Please welcome Elizabeth Packer as the latest ex-pat contributor to Good. Food. Stories. A recent college grad currently living in France, where she teaches English, Elizabeth shares her adventures in spice-hunting with us today.
“What is it with you North Americans and spicy things?” my Scottish roommate asked, as I bemoaned yet again the lack of heat in my diet to our sympathetic Canadian neighbor, who was also experiencing chili withdrawal.
Two months ago I moved to France, a country renowned for its rich cuisine. The wine, the bread, the pastries, the cheese… what’s not to love? Everyone knows the French eat well, and on top of that, amongst all their pastries and patés, they somehow manage to stay rather trim. Moreover, I am lucky enough to live in the Franche-Comté region, nestled close to the Swiss border, full of farms that produce some of the country’s best cheese and restaurants that proudly serve fondue à la Franc-Comtois. After sampling the local fondue, I’m hard pressed to think of something more delicious than a bubbling pot of melted cheese, splashed with wine, accompanied by crusty chunks of baguette.
And believe me, I am content to gorge on croissants and Comté (the local fromage of choice)—my roommate and I go through about half a kilo of cheese a week. Startling, I know. Yet I find myself missing spice. I’m from Washington, D.C., where ethnic eateries abound, and I find myself drawn to dishes with a healthy heat—curries that make you sweat, stir-fries flecked with hot chili and Thai basil, berbere-laced stews. I went to college in Los Angeles, where a meal wasn’t complete until it was drizzled with Tapatio hot sauce and weekends were often spent in search of the best tacos and the brightest, zippiest salsas.
Spicy food is exciting. It’s sexy. Why do you think Latin lovers are always posing with bright red chilies? Penelope Cruz, I’m looking at you. I love feeling the tinge of heat that carefully walks the line between flavor and pain, the anticipation of the slow burn that spreads along your palate. Bold bursts of chili bring out a dish’s complexity, the heat allowing you to pick up other, more subtle, tastes and flavors. Spicy food awakens your taste buds; it makes you sweat, sometimes even brings tears to your eyes, but it always makes you feel alive.

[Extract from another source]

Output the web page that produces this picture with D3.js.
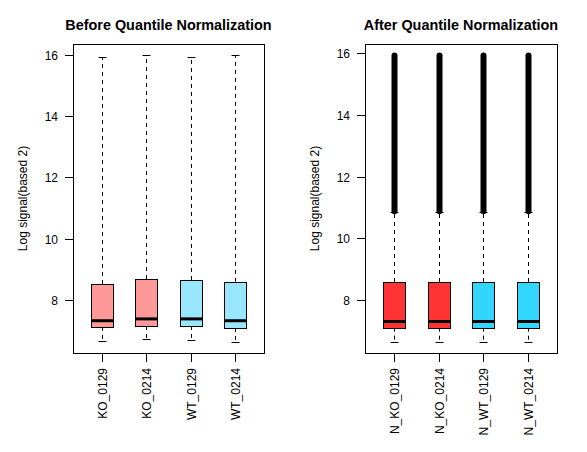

After weeks of the Franc-Comtois diet—cheese, quiche, potatoes, smoked pork sausage, more cheese—I realized I desperately needed to put some spice, quite literally, back into my life. I called my parents and asked them to send hot sauce, either Tapatio or Sriracha, as soon as possible. In the meantime, I browsed the “ethnic” food section at my local grocery store. Boxes of Old El Paso Taco Kits weren’t going to cut it. The same for the “Mexican Sauce” sitting at the end of the shelf—it looked like tomato sauce, and sugar was a main ingredient.
That’s when I noticed the harissa. Plopped next to bags of couscous and cans of sardines were little plastic pots of harissa, a North African chili paste. I’d heard of it before, but never sampled it. The ingredient list seemed to fit what I was looking for: a whopping 70 percent chili peppers. I was surprised to see that despite its Arabic labeling and its Mahgrebian roots, this particular harissa was made in France.
So I took my harissa home and eagerly began spicing up my food—stirring it into soups, spreading it on baguettes, mixing it into roasted veggies—happily giving me the burn I craved. Harissa has garlicky, smoky undertones that I appreciate, and a gentle heat. I’m eager to try other brands of harissa, as I’ve heard some blends contain coriander, one of my favorite herbs. I still miss my Tapatio and Thai take-out for heating up cold winter nights, but for now, harissa is just the right spice. Merci for that.